Prepping to be on a show he didn’t regularly watch was nearly as last-minute as the announcement of his appearance, Sears admitted. “Prior to the audition [last summer] my friend and I were looking up strategy, and leading up to [the taping] I was just watching the College Week shows from the prior year and the shows that they told us to watch,” he said. “Just watching the shows I kind-of got the [format] and I knew the rhythm. I knew it would come down to luck and seeing if I was going to get the puzzles before the others, and it came down to luck being on my side.”
With his dad, Pat, and an aunt, uncle and cousin who lived in California in the audience, Sears said he took his turn in front of the lights and cameras to try his luck. All the shows, he said, were taped in one day.
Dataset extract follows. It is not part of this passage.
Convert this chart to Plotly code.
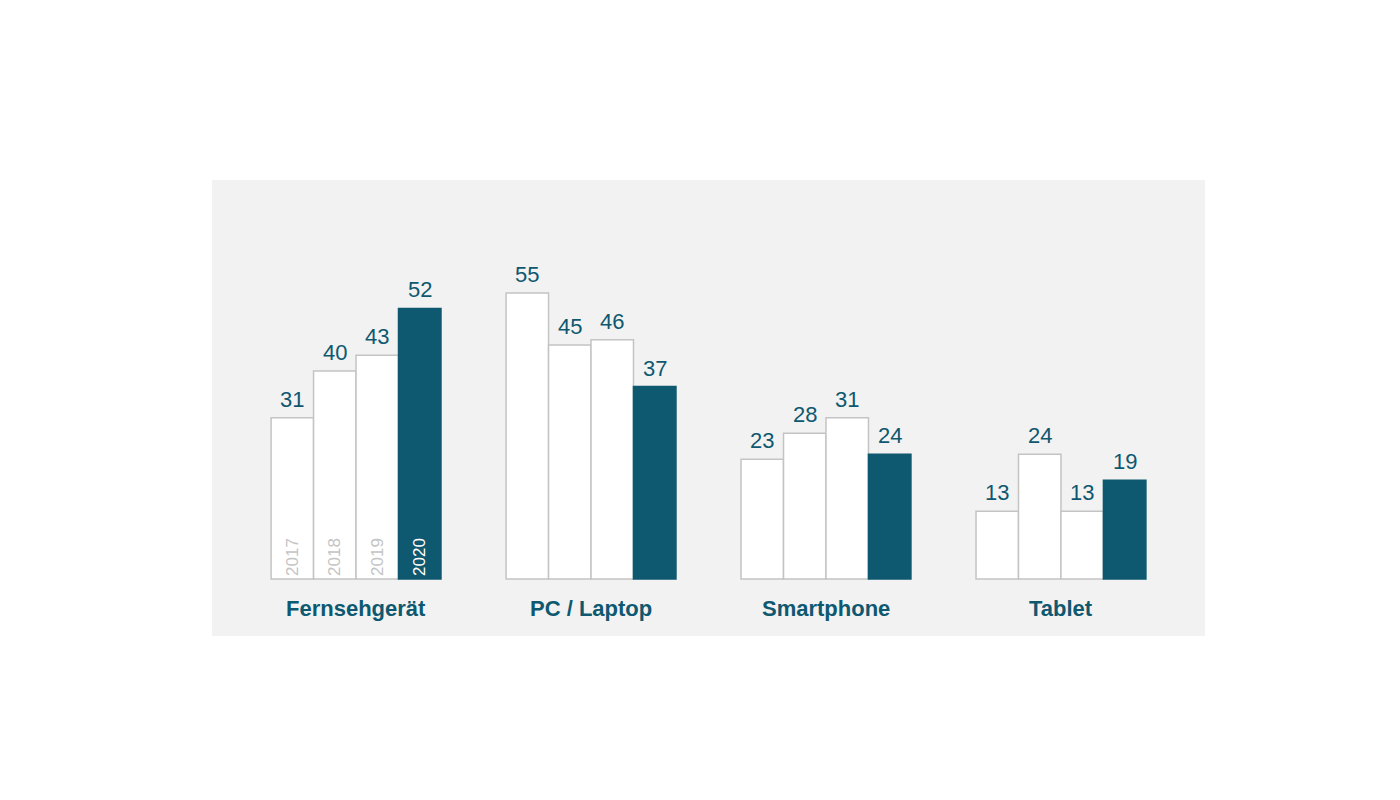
import plotly.graph_objects as go

categories = ["Fernsehgerät", "PC / Laptop", "Smartphone", "Tablet"]
years = ["2017", "2018", "2019", "2020"]
values = {
    "2017": [31, 55, 23, 13],
    "2018": [40, 45, 28, 24],
    "2019": [43, 46, 31, 13],
    "2020": [52, 37, 24, 19],
}
teal = "#0e5870"
fig = go.Figure()
xs = list(range(len(categories)))
for i, y in enumerate(years):
    last = y == "2020"
    fig.add_trace(go.Bar(
        x=xs, y=values[y], name=y,
        marker=dict(color=teal if last else "white",
                    line=dict(color=teal if last else "#c4c4c4", width=1.5)),
        text=[y] + [""] * 3, textposition="inside", insidetextanchor="start",
        textangle=-90,
        textfont=dict(size=17, color="white" if last else "#c4c4c4", family="Liberation Sans"),
        hoverinfo="skip",
    ))
ann = []
w = 42.5
for i, y in enumerate(years):
    for j, v in enumerate(values[y]):
        ann.append(dict(x=xs[j], y=v, text=str(v), showarrow=False, yanchor="bottom",
                        xshift=(i - 1.5) * w, yshift=4,
                        font=dict(size=22, color=teal, family="Liberation Sans")))
for j, c in enumerate(categories):
    ann.append(dict(x=xs[j], y=0, text="<b>%s</b>" % c, showarrow=False, yanchor="middle",
                    yshift=-30, font=dict(size=22, color=teal, family="Liberation Sans")))
fig.update_layout(
    width=1400, height=800, barmode="group", bargap=0.277, bargroupgap=0,
    paper_bgcolor="white", plot_bgcolor="#f2f2f2", showlegend=False,
    margin=dict(l=204, r=203, t=172, b=172),
    xaxis=dict(range=[-0.613, 3.613], visible=False, fixedrange=True),
    yaxis=dict(range=[-10.96, 76.7], visible=False),
    annotations=ann, uniformtext=dict(mode=False),
)
fig.write_html("out.html")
“Honestly, I wasn’t that nervous,” said Sears, who did mis-count his brothers during his introduction, “I was trying to remember what I wanted to say. We had practiced a lot earlier that day but I was thinking to myself, ‘It was such a fun day, [this is] free money, just relax and have fun.’ But having the lights and camera on you - it’s not like anything I ever experienced.
“It was surprising, I would say,” he said, adding that his final puzzle as show champ was “the hardest part” of the whole experience “You get 10 seconds and you have to decide what letters you want to add in there, and 10 seconds was not a lot of time; my mind wasn’t complete there,” he admitted. He didn’t win the $337,000 he’d selected in the bonus, but “I was so happy with the money I won, so I couldn’t complain at all,” Sears said.
As far as plans for the money he did win, Sears said those aren’t set. He won’t receive it until July and “It depends on where things are at that time. My dad runs a nonprofit and there is nothing coming in [right now],” he said. ”I might use it to pay back student loans.” He added he might also use what he’s learned as a finance major and invest a portion of his winnings.
Sears also shared what every Wheel fan wants to know – what it was like to meet Pat Sajak and Vanna White in person.
“So Vanna came into our prep room before the show and she was very nice, saying ‘Hi’ to all of us and saying ‘Good Luck,’” Sears said, ”She told us she does actually wear a new dress every show, and she was telling us all to just have fun with it. We didn’t see Pat until the lights came on and the camera came on, and then [he and I] were going back and forth because of my slip-up over saying I had five brothers instead of four.”
Sears added he was "able to stand with [Pat and Vanna] and talk with them at the end while the credits were running, and that was fun.”